EXERCISE » Copy exactly the lines that run from the top of the listing to the line containing "const couplingDomain = [0.01, 0.2];", both ends included, and omit the pictures.

------------------------------------------------

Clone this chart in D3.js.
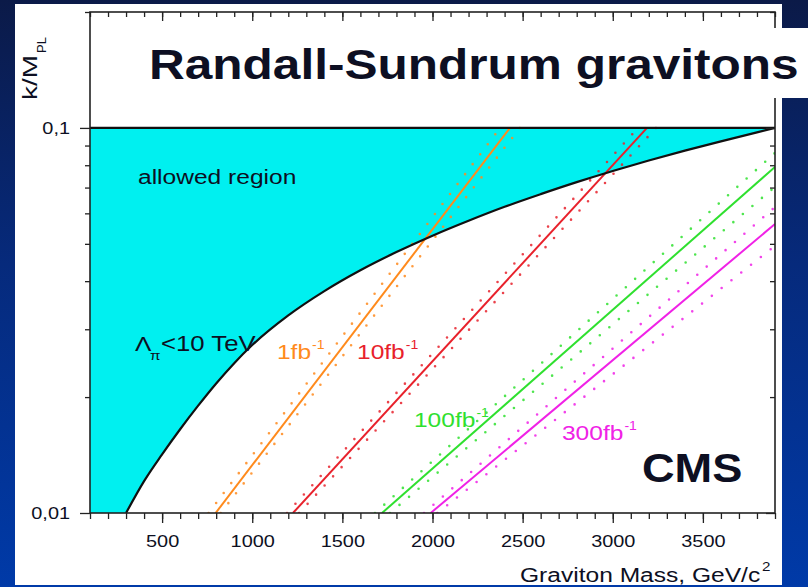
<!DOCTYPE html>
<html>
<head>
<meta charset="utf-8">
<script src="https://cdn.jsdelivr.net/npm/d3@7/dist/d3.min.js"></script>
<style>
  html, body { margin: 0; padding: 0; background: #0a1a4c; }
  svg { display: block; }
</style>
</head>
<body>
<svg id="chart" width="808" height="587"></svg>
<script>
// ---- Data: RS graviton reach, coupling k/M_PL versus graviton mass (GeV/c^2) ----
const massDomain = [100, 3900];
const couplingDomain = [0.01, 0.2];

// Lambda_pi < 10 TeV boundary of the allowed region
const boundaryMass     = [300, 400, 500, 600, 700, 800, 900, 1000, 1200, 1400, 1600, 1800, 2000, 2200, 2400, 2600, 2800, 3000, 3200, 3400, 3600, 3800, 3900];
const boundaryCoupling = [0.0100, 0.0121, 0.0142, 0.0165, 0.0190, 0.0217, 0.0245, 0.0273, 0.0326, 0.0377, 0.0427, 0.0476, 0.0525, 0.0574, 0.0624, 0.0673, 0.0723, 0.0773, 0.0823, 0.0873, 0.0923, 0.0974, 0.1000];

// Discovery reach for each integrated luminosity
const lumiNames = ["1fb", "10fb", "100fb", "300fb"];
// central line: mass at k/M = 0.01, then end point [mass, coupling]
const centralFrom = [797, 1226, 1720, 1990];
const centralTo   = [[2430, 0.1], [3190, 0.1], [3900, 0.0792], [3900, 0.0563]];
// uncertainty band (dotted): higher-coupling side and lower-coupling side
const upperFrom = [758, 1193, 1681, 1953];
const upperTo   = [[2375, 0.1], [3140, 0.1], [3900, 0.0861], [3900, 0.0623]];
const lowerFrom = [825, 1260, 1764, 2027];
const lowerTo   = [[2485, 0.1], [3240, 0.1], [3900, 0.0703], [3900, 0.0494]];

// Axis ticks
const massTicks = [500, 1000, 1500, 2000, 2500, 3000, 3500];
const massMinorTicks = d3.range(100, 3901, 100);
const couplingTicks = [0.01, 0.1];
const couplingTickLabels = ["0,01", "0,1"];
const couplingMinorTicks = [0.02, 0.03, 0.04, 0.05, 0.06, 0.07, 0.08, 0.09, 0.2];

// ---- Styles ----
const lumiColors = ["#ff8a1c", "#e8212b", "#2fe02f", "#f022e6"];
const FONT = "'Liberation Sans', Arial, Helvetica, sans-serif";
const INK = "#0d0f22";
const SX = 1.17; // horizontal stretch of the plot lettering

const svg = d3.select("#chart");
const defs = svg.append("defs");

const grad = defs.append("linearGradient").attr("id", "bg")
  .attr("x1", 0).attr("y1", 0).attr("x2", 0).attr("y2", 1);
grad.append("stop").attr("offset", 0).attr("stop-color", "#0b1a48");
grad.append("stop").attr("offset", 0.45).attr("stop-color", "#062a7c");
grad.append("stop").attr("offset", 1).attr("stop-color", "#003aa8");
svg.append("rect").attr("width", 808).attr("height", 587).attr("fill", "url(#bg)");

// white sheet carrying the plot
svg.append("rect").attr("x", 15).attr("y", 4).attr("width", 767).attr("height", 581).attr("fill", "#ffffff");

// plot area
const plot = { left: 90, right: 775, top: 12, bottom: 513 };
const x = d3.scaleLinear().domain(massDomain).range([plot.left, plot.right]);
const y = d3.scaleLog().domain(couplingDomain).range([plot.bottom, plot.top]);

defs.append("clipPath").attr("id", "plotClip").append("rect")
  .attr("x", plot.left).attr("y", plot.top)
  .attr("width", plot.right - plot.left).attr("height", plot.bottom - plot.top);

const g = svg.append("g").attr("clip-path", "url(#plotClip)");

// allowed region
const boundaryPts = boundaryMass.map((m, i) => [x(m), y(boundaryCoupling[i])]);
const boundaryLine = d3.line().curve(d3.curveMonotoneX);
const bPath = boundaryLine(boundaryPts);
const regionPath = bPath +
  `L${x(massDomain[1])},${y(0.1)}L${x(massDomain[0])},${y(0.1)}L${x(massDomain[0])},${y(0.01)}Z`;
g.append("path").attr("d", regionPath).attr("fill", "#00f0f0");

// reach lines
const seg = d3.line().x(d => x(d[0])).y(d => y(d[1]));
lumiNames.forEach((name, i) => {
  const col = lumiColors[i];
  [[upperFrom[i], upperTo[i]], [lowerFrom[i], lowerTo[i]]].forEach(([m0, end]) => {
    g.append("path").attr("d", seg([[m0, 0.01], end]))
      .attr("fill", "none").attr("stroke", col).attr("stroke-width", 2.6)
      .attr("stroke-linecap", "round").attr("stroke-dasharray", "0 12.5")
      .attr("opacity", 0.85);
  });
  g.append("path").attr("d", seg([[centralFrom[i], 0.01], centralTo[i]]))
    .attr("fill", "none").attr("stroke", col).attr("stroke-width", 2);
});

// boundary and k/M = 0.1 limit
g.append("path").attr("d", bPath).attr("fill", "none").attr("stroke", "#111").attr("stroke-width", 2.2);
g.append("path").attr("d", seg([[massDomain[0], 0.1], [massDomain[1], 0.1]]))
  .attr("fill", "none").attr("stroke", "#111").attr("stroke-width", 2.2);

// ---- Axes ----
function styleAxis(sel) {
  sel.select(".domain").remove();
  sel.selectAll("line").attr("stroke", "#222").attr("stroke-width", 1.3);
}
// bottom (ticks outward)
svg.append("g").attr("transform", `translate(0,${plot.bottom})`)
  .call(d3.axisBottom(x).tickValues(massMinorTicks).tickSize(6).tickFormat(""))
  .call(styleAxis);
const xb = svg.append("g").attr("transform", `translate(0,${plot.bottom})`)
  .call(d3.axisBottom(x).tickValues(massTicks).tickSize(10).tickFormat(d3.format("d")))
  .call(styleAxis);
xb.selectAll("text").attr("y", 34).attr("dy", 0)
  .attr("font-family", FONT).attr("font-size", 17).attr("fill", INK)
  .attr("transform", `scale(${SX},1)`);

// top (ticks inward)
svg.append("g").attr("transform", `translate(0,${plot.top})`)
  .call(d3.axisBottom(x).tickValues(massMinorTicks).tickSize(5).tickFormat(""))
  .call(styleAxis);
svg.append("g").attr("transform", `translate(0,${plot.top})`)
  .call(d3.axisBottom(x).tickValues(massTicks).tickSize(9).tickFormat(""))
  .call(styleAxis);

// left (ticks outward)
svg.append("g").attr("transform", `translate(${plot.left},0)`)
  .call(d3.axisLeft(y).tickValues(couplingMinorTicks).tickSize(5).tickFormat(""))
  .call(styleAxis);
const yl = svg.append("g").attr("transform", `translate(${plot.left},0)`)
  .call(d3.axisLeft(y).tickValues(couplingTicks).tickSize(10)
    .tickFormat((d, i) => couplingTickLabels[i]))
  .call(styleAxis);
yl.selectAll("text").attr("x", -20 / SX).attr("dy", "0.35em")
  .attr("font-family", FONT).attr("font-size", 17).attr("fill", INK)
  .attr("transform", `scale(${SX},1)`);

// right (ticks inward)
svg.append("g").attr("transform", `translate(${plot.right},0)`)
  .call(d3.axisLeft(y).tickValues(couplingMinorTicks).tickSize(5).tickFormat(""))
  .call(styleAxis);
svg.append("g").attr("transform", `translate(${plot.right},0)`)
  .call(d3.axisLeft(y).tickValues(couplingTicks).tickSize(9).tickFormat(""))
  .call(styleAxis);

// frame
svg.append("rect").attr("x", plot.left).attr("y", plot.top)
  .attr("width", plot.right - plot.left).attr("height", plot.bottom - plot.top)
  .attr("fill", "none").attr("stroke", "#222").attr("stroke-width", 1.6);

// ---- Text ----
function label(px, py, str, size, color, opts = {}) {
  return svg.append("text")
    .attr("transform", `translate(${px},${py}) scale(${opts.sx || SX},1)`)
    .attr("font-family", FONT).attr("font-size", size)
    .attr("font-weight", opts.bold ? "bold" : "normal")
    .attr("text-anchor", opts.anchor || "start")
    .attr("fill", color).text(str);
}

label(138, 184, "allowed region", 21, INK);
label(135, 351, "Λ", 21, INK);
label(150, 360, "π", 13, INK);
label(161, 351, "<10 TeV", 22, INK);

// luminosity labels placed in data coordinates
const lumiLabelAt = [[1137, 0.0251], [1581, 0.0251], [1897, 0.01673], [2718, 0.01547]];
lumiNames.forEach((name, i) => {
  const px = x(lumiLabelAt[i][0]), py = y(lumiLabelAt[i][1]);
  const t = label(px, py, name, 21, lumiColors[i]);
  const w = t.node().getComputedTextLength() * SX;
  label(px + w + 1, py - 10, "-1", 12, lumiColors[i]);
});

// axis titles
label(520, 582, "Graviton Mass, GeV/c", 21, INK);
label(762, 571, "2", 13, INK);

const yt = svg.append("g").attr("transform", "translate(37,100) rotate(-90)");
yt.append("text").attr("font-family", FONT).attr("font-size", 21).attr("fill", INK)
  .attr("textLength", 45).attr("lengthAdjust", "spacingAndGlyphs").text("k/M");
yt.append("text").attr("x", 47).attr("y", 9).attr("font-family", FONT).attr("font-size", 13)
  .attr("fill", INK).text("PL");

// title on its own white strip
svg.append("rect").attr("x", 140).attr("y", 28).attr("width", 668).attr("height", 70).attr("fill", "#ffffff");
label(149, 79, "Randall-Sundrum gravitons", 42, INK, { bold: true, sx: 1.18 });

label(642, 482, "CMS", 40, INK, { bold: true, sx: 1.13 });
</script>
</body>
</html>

------------------------------------------------

OUTPUT OF THE TASK »
Clone this chart in D3.js.
<!DOCTYPE html>
<html>
<head>
<meta charset="utf-8">
<script src="https://cdn.jsdelivr.net/npm/d3@7/dist/d3.min.js"></script>
<style>
  html, body { margin: 0; padding: 0; background: #0a1a4c; }
  svg { display: block; }
</style>
</head>
<body>
<svg id="chart" width="808" height="587"></svg>
<script>
// ---- Data: RS graviton reach, coupling k/M_PL versus graviton mass (GeV/c^2) ----
const massDomain = [100, 3900];
const couplingDomain = [0.01, 0.2];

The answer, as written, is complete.